STATED EXERCISE:
From the first line of the listing below to the line with "const line = d3.line<P>();", print each line exactly, and nothing more. Leave out the pictures.

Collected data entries
□ □ □ □ □ □ □
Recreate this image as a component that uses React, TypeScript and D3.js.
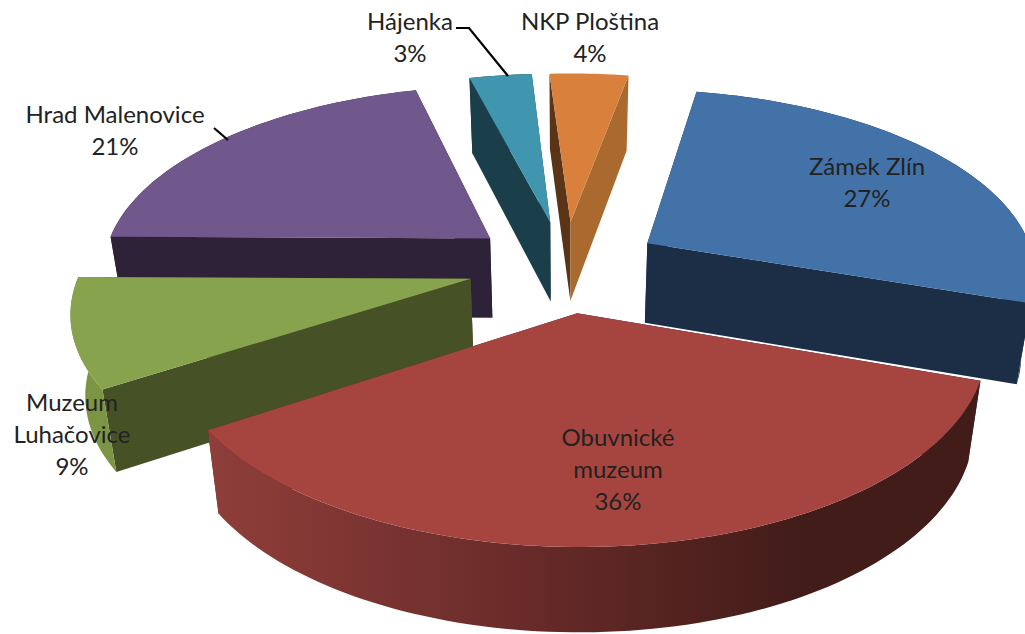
import React from "react";
import * as d3 from "d3";

const categories = ["Zámek Zlín", "Obuvnické muzeum", "Muzeum Luhačovice", "Hrad Malenovice", "Hájenka", "NKP Ploština"];
const shares = [27.4, 35.6, 9.3, 20.8, 3.05, 3.85];
const topColors = ["#4272a8", "#a64540", "#88a34e", "#70578c", "#3f96ae", "#d9813c"];
const startWallColors = ["#1b2e45", "#1b2e45", "#465225", "#2e2238", "#1a3e4a", "#5a3417"];
const endWallColors = ["#1b2e45", "#41201c", "#465225", "#2e2238", "#1a3e4a", "#aa692e"];
const outerColors = ["#1b2e45", "url(#redWall)", "#7b9545", "#2e2238", "#1a3e4a", "none"];
const drawOrder = [5, 4, 3, 0, 2, 1];
const labelLines = [
  ["Zámek Zlín"],
  ["Obuvnické", "muzeum"],
  ["Muzeum", "Luhačovice"],
  ["Hrad Malenovice"],
  ["Hájenka"],
  ["NKP Ploština"],
];
const labelCenters: [number, number][] = [[867, 175], [618, 446], [72, 411], [115, 123], [410, 30], [590, 30]];

const W = 1025, H = 634;
const cx = 565, cy = 266, A = 389, B = 183, k = 0.15, explode = 0.25, depth = 80, shrink = 0.97;
const rotationDeg = 10.3;

type P = [number, number];
const project = (u: number, v: number, bottom = false): P => {
  const w = 1 - k * v;
  const x = (A * u) / w;
  const y = (B * v) / w;
  return bottom ? [cx + x * shrink, cy + y + depth / (1 - 0.05 * v)] : [cx + x, cy + y];
};
const line = d3.line<P>();

const arcs = d3.pie<number>().sort(null).value((d) => d)
  .startAngle((rotationDeg * Math.PI) / 180).endAngle(((rotationDeg + 360) * Math.PI) / 180)(shares);

const geometry = arcs.map((a) => {
  const mid = (a.startAngle + a.endAngle) / 2;
  const ox = explode * Math.sin(mid), oy = -explode * Math.cos(mid);
  const n = Math.max(8, Math.round((a.endAngle - a.startAngle) * 40));
  const angles = d3.range(n + 1).map((i) => a.startAngle + ((a.endAngle - a.startAngle) * i) / n);
  const uv = angles.map((t) => [ox + Math.sin(t), oy - Math.cos(t)] as P);
  const topArc = uv.map(([u, v]) => project(u, v));
  const botArc = uv.map(([u, v]) => project(u, v, true));
  const apexT = project(ox, oy), apexB = project(ox, oy, true);
  const close = (pts: P[]) => (line(pts) ?? "") + "Z";
  return {
    top: close([apexT, ...topArc]),
    startWall: close([apexT, topArc[0], botArc[0], apexB]),
    endWall: close([apexT, topArc[n], botArc[n], apexB]),
    outer: close([...topArc, ...[...botArc].reverse()]),
  };
});

export default function App() {
  return (
    <svg width={W} height={H} viewBox={`0 0 ${W} ${H}`} style={{ position: "absolute", left: 0, top: 0, background: "#fff" }}>
      <defs>
        <linearGradient id="redWall" gradientUnits="userSpaceOnUse" x1="210" x2="800" y1="0" y2="0">
          <stop offset="0" stopColor="#8f3e3a" />
          <stop offset="0.5" stopColor="#6b2c2a" />
          <stop offset="1" stopColor="#421c19" />
        </linearGradient>
      </defs>
      {drawOrder.map((i) => (
        <g key={categories[i]}>
          <path d={geometry[i].startWall} fill={startWallColors[i]} />
          <path d={geometry[i].endWall} fill={endWallColors[i]} />
          <path d={geometry[i].outer} fill={outerColors[i]} />
          <path d={geometry[i].top} fill={topColors[i]} />
        </g>
      ))}
      <path d="M456,28H469L508,76" fill="none" stroke="#000" strokeWidth={2.2} />
      <path d="M214,128L228,140" fill="none" stroke="#000" strokeWidth={2.2} />
      {labelLines.map((lines, i) => (
        <text key={i} textAnchor="middle" fontFamily="Lato, sans-serif" fontSize={24} fill="#222">
          {[...lines, `${Math.round(shares[i])}%`].map((t, j) => (
            <tspan key={j} x={labelCenters[i][0]} y={labelCenters[i][1] + j * 32}>{t}</tspan>
          ))}
        </text>
      ))}
    </svg>
  );
}
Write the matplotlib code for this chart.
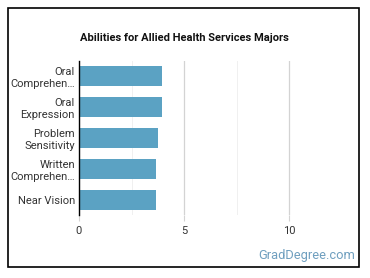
import matplotlib.pyplot as plt
from matplotlib.patches import Rectangle

plt.rcParams['font.family'] = ['Roboto', 'DejaVu Sans']

# chart data
abilities = ['Oral\nComprehen…', 'Oral\nExpression', 'Problem\nSensitivity',
             'Written\nComprehen…', 'Near Vision']
scores = [3.96, 3.96, 3.78, 3.68, 3.68]
x_ticks = [0, 5, 10]

fig = plt.figure(figsize=(3.7, 2.78), dpi=100)
ax = fig.add_axes([79 / 370, 1 - 215 / 278, 273 / 370, 154 / 278])

ypos = list(range(len(abilities)))
ax.barh(ypos, scores, height=0.65, color='#5ba2c3', zorder=3)
ax.set_ylim(len(abilities) - 0.5, -0.5)
ax.set_xlim(0, 13)
ax.set_yticks(ypos)
ax.set_yticklabels(abilities, fontsize=8, color='#333333', linespacing=1.25)
ax.set_xticks(x_ticks)
ax.set_xticklabels([str(t) for t in x_ticks], fontsize=8, color='#333333')
ax.set_xticks([2.5, 7.5], minor=True)

# grid
ax.grid(axis='x', which='major', color='#d3d3d3', linewidth=0.9, zorder=0)
ax.grid(axis='x', which='minor', color='#f0f0f0', linewidth=0.7, zorder=0)
ax.tick_params(axis='x', which='major', length=4, color='#d3d3d3', pad=4)
ax.tick_params(axis='x', which='minor', length=0)
ax.tick_params(axis='y', length=0, pad=3)

for side in ['top', 'right', 'bottom']:
    ax.spines[side].set_visible(False)
ax.spines['left'].set_color('black')
ax.spines['left'].set_linewidth(1)
ax.spines['left'].set_zorder(4)

fig.text(184 / 370, 1 - 38 / 278, 'Abilities for Allied Health Services Majors',
         ha='center', va='center', fontsize=8, fontweight='bold', color='#111111')
fig.text(355 / 370, 1 - 255 / 278, 'GradDegree.com', ha='right', va='center',
         fontsize=9.3, color='#6f9fbf')

# outer frame
fig.patches.append(Rectangle((8 / 370, 1 - 267 / 278), 351 / 370, 259 / 278,
                             transform=fig.transFigure, fill=False,
                             edgecolor='black', linewidth=1.2))

fig.savefig('out.png', dpi=100)
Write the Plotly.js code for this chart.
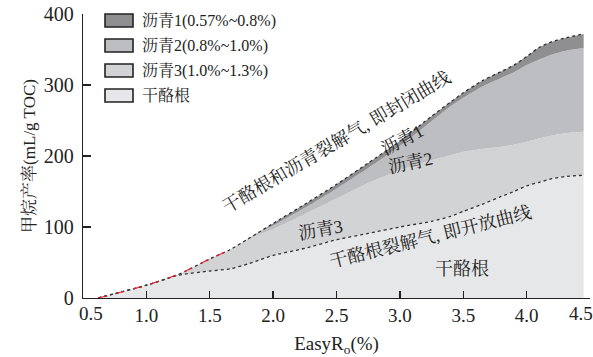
□ □ □ □ □ □ □
RESULT:
Recreate this image as a component that uses React, TypeScript and D3.js.
import React from "react";
import * as d3 from "d3";

const categories = ["Zámek Zlín", "Obuvnické muzeum", "Muzeum Luhačovice", "Hrad Malenovice", "Hájenka", "NKP Ploština"];
const shares = [27.4, 35.6, 9.3, 20.8, 3.05, 3.85];
const topColors = ["#4272a8", "#a64540", "#88a34e", "#70578c", "#3f96ae", "#d9813c"];
const startWallColors = ["#1b2e45", "#1b2e45", "#465225", "#2e2238", "#1a3e4a", "#5a3417"];
const endWallColors = ["#1b2e45", "#41201c", "#465225", "#2e2238", "#1a3e4a", "#aa692e"];
const outerColors = ["#1b2e45", "url(#redWall)", "#7b9545", "#2e2238", "#1a3e4a", "none"];
const drawOrder = [5, 4, 3, 0, 2, 1];
const labelLines = [
  ["Zámek Zlín"],
  ["Obuvnické", "muzeum"],
  ["Muzeum", "Luhačovice"],
  ["Hrad Malenovice"],
  ["Hájenka"],
  ["NKP Ploština"],
];
const labelCenters: [number, number][] = [[867, 175], [618, 446], [72, 411], [115, 123], [410, 30], [590, 30]];

const W = 1025, H = 634;
const cx = 565, cy = 266, A = 389, B = 183, k = 0.15, explode = 0.25, depth = 80, shrink = 0.97;
const rotationDeg = 10.3;

type P = [number, number];
const project = (u: number, v: number, bottom = false): P => {
  const w = 1 - k * v;
  const x = (A * u) / w;
  const y = (B * v) / w;
  return bottom ? [cx + x * shrink, cy + y + depth / (1 - 0.05 * v)] : [cx + x, cy + y];
};
const line = d3.line<P>();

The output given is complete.